The hits kept coming. Miller v. Johnson on June 29, 1995, nuked Georgia’s 11th District for the same reason. Bush v. Vera on June 13, 1996, did the same to three Texas districts. These rulings forced a balancing act: Race could be a factor—say, to comply with the Voting Rights Act—but not the boss. States started hiding behind partisanship or other excuses, but the message was clear: No more blatant racial sorting without a damn good reason.
The Rollercoaster Continues: Preclearance Gutted, But Section 2 Lives On
The 2000s and 2010s saw more tweaks. On April 4, 2001, in Easley v. Cromartie, the Court okayed a North Carolina district because politics, not race, was the real motivator—even if it correlated with race. Then, Shelby County v. Holder on June 25, 2013, gutted Section 5’s preclearance formula, freeing covered states from federal babysitters. Leftists howled, but it shifted the fight to Section 2 lawsuits.
Recent years ramped up the drama. In Allen v. Milligan on June 8, 2023, the Court upheld Section 2’s bite, forcing Alabama to create a second majority-black district. But then, Alexander v. South Carolina NAACP on May 23, 2024, made it tougher to prove racial gerrymandering by presuming lawmakers act in good faith for partisan reasons, not race. Now, with Louisiana v. Callais, argued just yesterday, the conservatives—Thomas, Alito, Gorsuch, Kavanaugh, Barrett, and Roberts—signaled they’re open to raising the bar on Section 2 claims, maybe limiting them to government enforcement only or demanding clearer proof of discrimination. This could neuter the requirement for race-based districts, letting states draw fairer, more compact lines without the racial quotas.

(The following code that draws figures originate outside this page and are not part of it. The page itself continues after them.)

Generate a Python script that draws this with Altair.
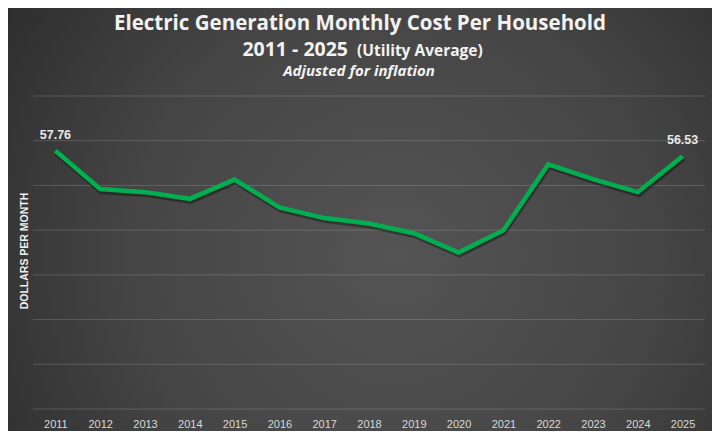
import altair as alt
import pandas as pd

years = ["2011", "2012", "2013", "2014", "2015", "2016", "2017", "2018",
         "2019", "2020", "2021", "2022", "2023", "2024", "2025"]
cost = [57.76, 49.2, 48.5, 47.0, 51.3, 45.1, 42.7, 41.5,
        39.3, 35.0, 40.0, 54.7, 51.4, 48.5, 56.53]
grid_values = [0, 10, 20, 30, 40, 50, 60, 70]
label_years = ["2011", "2025"]

title_1 = "Electric Generation Monthly Cost Per Household"
title_2a = "2011 - 2025"
title_2b = "(Utility Average)"
title_3 = "Adjusted for inflation"
y_title = "DOLLARS PER MONTH"

W, H = 672, 313
PAD = {"left": 25, "top": 88, "right": 7, "bottom": 22}

df = pd.DataFrame({"year": years, "cost": cost})
one = pd.DataFrame({"k": [0]})

ysc = alt.Scale(domain=[0, 70])

gradient = {
    "gradient": "radial",
    "x1": 0.55, "y1": 0.55, "r1": 0,
    "x2": 0.55, "y2": 0.55, "r2": 0.75,
    "stops": [
        {"offset": 0, "color": "#545454"},
        {"offset": 0.5, "color": "#454545"},
        {"offset": 1, "color": "#262626"},
    ],
}

y_axis = alt.Axis(
    title=y_title, labels=False, ticks=False, domain=False, grid=False,
    titleColor="#f0f0f0", titleFont="Liberation Sans", titleFontSize=10.5,
    titleFontWeight="bold", titleX=-9, titleY=H / 2 - 2, titleAngle=-90,
    titleAlign="center", titleBaseline="middle", zindex=1,
)

bg = alt.Chart(one).mark_rect(fill=gradient).encode(
    x=alt.value(-PAD["left"]), x2=alt.value(W + PAD["right"]),
    y=alt.value(-PAD["top"]), y2=alt.value(H + PAD["bottom"]),
)

grid = alt.Chart(pd.DataFrame({"v": grid_values})).mark_rule(
    color="#ffffff", opacity=0.16, strokeWidth=1
).encode(
    y=alt.Y("v:Q", scale=ysc, axis=y_axis),
    x=alt.value(0), x2=alt.value(W),
)

x_enc = alt.X("year:O", axis=alt.Axis(
    title=None, labelAngle=0, labelColor="#d9d9d9", labelFont="Liberation Sans",
    labelFontSize=11, labelPadding=9, ticks=False, domain=False, grid=False, zindex=1,
))
y_enc = alt.Y("cost:Q", scale=ysc, axis=y_axis)

shadow = alt.Chart(df).mark_line(
    color="#000000", opacity=0.35, strokeWidth=5, xOffset=1, yOffset=2.5
).encode(x=x_enc, y=y_enc)

line = alt.Chart(df).mark_line(color="#00B050", strokeWidth=4.5).encode(x=x_enc, y=y_enc)

labels = alt.Chart(df).transform_filter(
    alt.FieldOneOfPredicate(field="year", oneOf=label_years)
).mark_text(
    dy=-16, fontWeight="bold", fontSize=12.5, color="#e8e8e8", font="Liberation Sans"
).encode(x=x_enc, y=y_enc, text=alt.Text("cost:Q", format=".2f"))

cx = 360 - 33
t1 = alt.Chart(one).mark_text(
    text=title_1, font="Open Sans", fontSize=20.5, fontWeight="bold",
    color="#f2f2f2", align="center", baseline="alphabetic"
).encode(x=alt.value(cx), y=alt.value(30 - 96))
t2a = alt.Chart(one).mark_text(
    text=title_2a, font="Open Sans", fontSize=19.5, fontWeight="bold",
    color="#f2f2f2", align="right", baseline="alphabetic"
).encode(x=alt.value(348 - 33), y=alt.value(56 - 96))
t2b = alt.Chart(one).mark_text(
    text=title_2b, font="Open Sans", fontSize=15.5, fontWeight="bold",
    color="#f2f2f2", align="left", baseline="alphabetic"
).encode(x=alt.value(357 - 33), y=alt.value(56 - 96))
t3 = alt.Chart(one).mark_text(
    text=title_3, font="Open Sans", fontSize=15, fontWeight="bold", fontStyle="italic",
    color="#f2f2f2", align="center", baseline="alphabetic"
).encode(x=alt.value(359 - 33), y=alt.value(76 - 96))

chart = alt.layer(bg, grid, shadow, line, labels, t1, t2a, t2b, t3).properties(
    width=W, height=H, padding=PAD, background="#2e2e2e",
    autosize=alt.AutoSizeParams(type="none"),
).configure_view(stroke=None)

chart.save("out.html", embed_options={"renderer": "svg", "actions": False})
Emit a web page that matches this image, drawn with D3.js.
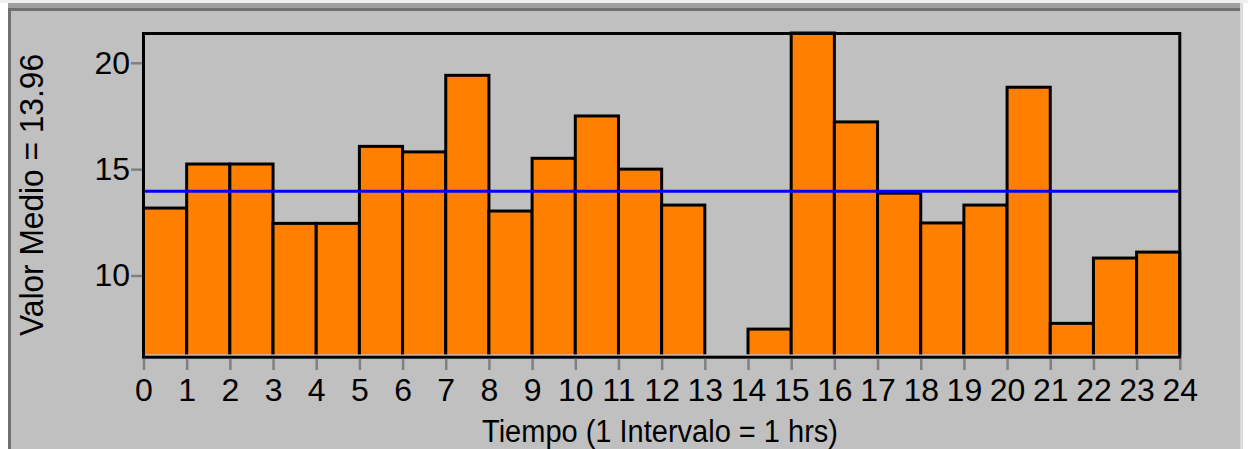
<!DOCTYPE html>
<html>
<head>
<meta charset="utf-8">
<script src="https://cdn.jsdelivr.net/npm/d3@7"></script>
<style>
  html, body { margin: 0; padding: 0; background: #ffffff; }
  svg { display: block; }
  text { font-family: "Liberation Sans", Arial, sans-serif; fill: #000; }
</style>
</head>
<body>
<svg id="chart" width="1248" height="449"></svg>
<script>
// ---- data ----
const hours = [0,1,2,3,4,5,6,7,8,9,10,11,12,13,14,15,16,17,18,19,20,21,22,23];
const values = [13.17,15.24,15.24,12.45,12.45,16.07,15.81,19.41,13.03,15.51,17.50,15.00,13.31,null,7.48,21.40,17.22,13.87,12.47,13.31,18.85,7.75,10.82,11.10];
const meanValue = 13.96;
const xTickValues = [0,1,2,3,4,5,6,7,8,9,10,11,12,13,14,15,16,17,18,19,20,21,22,23,24];
const yTickValues = [10,15,20];
const yDomain = [6.3, 21.4];
const xTitle = "Tiempo (1 Intervalo = 1 hrs)";
const yTitle = "Valor Medio = " + meanValue.toFixed(2);

// ---- layout ----
const svg = d3.select("#chart");
const W = 1248, H = 449;
const plot = { left: 143.5, right: 1179.8, top: 33, bottom: 354.2 };

// outer panel
svg.append("rect").attr("x", 0).attr("y", 0).attr("width", W).attr("height", 3).attr("fill", "#f0f0f0");
svg.append("rect").attr("x", 8).attr("y", 3).attr("width", 1232).attr("height", H - 3).attr("fill", "#a0a0a0");
svg.append("rect").attr("x", 8).attr("y", 8).attr("width", 1232).attr("height", H - 8).attr("fill", "#707070");
svg.append("rect").attr("x", 11).attr("y", 11).attr("width", 1229).attr("height", H - 11).attr("fill", "#c0c0c0");
svg.append("rect").attr("x", 1240).attr("y", 3).attr("width", 3).attr("height", H - 3).attr("fill", "#dcdcdc");

const x = d3.scaleLinear().domain([0, 24]).range([plot.left, plot.right]);
const y = d3.scaleLinear().domain(yDomain).range([plot.bottom, plot.top]);

// clip for bars
svg.append("clipPath").attr("id", "plotclip")
  .append("rect")
  .attr("x", plot.left - 2).attr("y", 0)
  .attr("width", plot.right - plot.left + 4)
  .attr("height", plot.bottom);

const barData = hours.map((h, i) => ({ h, v: values[i] })).filter(d => d.v != null);

svg.append("g").attr("clip-path", "url(#plotclip)")
  .selectAll("rect.bar")
  .data(barData)
  .join("rect")
  .attr("class", "bar")
  .attr("x", d => x(d.h))
  .attr("y", d => y(d.v))
  .attr("width", d => x(d.h + 1) - x(d.h))
  .attr("height", d => plot.bottom + 10 - y(d.v))
  .attr("fill", "#ff8000")
  .attr("stroke", "#000")
  .attr("stroke-width", 3);

// mean line
svg.append("line")
  .attr("x1", plot.left + 1.5).attr("x2", plot.right - 1.5)
  .attr("y1", y(meanValue)).attr("y2", y(meanValue))
  .attr("stroke", "#0000ff").attr("stroke-width", 3);

// frame
svg.append("rect")
  .attr("x", plot.left).attr("y", plot.top + 0.5)
  .attr("width", plot.right - plot.left)
  .attr("height", plot.bottom + 3 - (plot.top + 0.5))
  .attr("fill", "none").attr("stroke", "#000").attr("stroke-width", 3);

// x axis
const xAxis = svg.append("g")
  .attr("transform", `translate(0,${plot.bottom + 4.5})`)
  .call(d3.axisBottom(x).tickValues(xTickValues).tickFormat(d3.format("d"))
        .tickSize(11.3).tickSizeOuter(0).tickPadding(7.8));
xAxis.select(".domain").remove();
xAxis.selectAll(".tick line").attr("stroke", "#808080").attr("stroke-width", 2.5);
xAxis.selectAll(".tick text").attr("font-size", 32).attr("fill", "#000")
  .style("font-family", '"Liberation Sans", Arial, sans-serif');

// y axis
const yAxis = svg.append("g")
  .attr("transform", `translate(${plot.left - 1.5},0)`)
  .call(d3.axisLeft(y).tickValues(yTickValues).tickFormat(d3.format("d"))
        .tickSize(11).tickSizeOuter(0).tickPadding(1));
yAxis.select(".domain").remove();
yAxis.selectAll(".tick line").attr("stroke", "#808080").attr("stroke-width", 2.5);
yAxis.selectAll(".tick text").attr("font-size", 32).attr("fill", "#000")
  .style("font-family", '"Liberation Sans", Arial, sans-serif');

// titles
svg.append("text")
  .attr("x", 660).attr("y", 441.5)
  .attr("text-anchor", "middle")
  .attr("font-size", 31)
  .attr("textLength", 356).attr("lengthAdjust", "spacingAndGlyphs")
  .text(xTitle);

svg.append("text")
  .attr("transform", "translate(42.5,195) rotate(-90)")
  .attr("text-anchor", "middle")
  .attr("font-size", 33)
  .attr("textLength", 282).attr("lengthAdjust", "spacingAndGlyphs")
  .text(yTitle);
</script>
</body>
</html>
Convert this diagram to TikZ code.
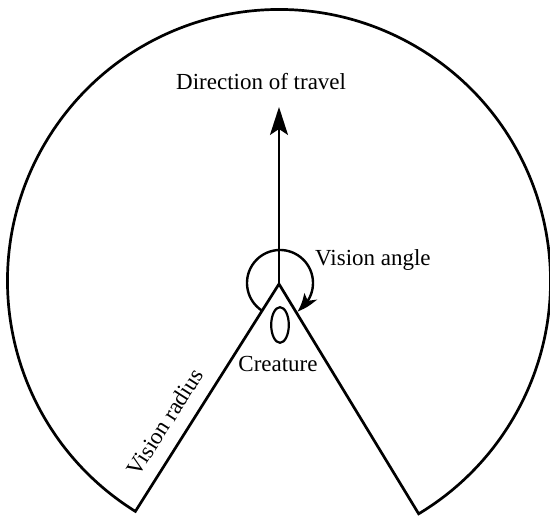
\documentclass[tikz,border=0pt]{standalone}
\usepackage{fontspec}
\setmainfont{Liberation Serif}
\usetikzlibrary{arrows.meta,bending}
\begin{document}
\begin{tikzpicture}[x=1pt,y=1pt,
  outline/.style={line width=2.7pt, line join=miter},
  lbl/.style={font=\fontsize{23}{27}\selectfont, inner sep=0pt}]
\useasboundingbox (0,0) rectangle (550,518);
\fill[white] (0,0) rectangle (550,518);
% geometry
\coordinate (C) at (279,237);
\coordinate (A) at (279,234);
\coordinate (BL) at ([shift={(279,237)}]238.06:271.5);
\coordinate (T) at (279,411);
% field of view
\draw[outline] (A) -- (BL) arc[start angle=238.06, end angle=-59.04, radius=271.5] -- (A);
% direction of travel
\draw[line width=2pt, -{Stealth[length=28pt,width=18pt,inset=6pt]}] (A) -- (T);
% vision angle loop
\draw[line width=2.4pt, -{Stealth[length=20pt,width=14pt,inset=5pt,bend]}]
  ([shift={(280,235)}]237.6:33) arc[start angle=237.6, end angle=-58.6, radius=33];
% creature
\draw[line width=2.2pt] (280,193) ellipse[x radius=8.8, y radius=17.8];
% labels
\node[lbl, anchor=base west] (dir) at (176,428) {Direction of travel};
\node[lbl, anchor=base west] (ang) at (315,252) {Vision angle};
\node[lbl, anchor=base] (cre) at (278,146) {Creature};
\node[lbl, rotate=57.4] (rad) at (165,96) {Vision radius};
\end{tikzpicture}
\end{document}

America First Victory: Ending the Racial Rigging for Good
This whole saga started as a noble fight against Jim Crow but morphed into a leftist power play, Balkanizing America by race and handing safe seats to radicals while screwing over everyone else. If the Supreme Court overturns or cripples race-based districting in this term, it’s a body blow to the Democrats’ machine, potentially flipping the House even redder. No more pretending skin color trumps community or common sense. Real equality means colorblind maps, secure elections, and putting Americans—not identity politics—first. The left built this house of cards; now watch it tumble.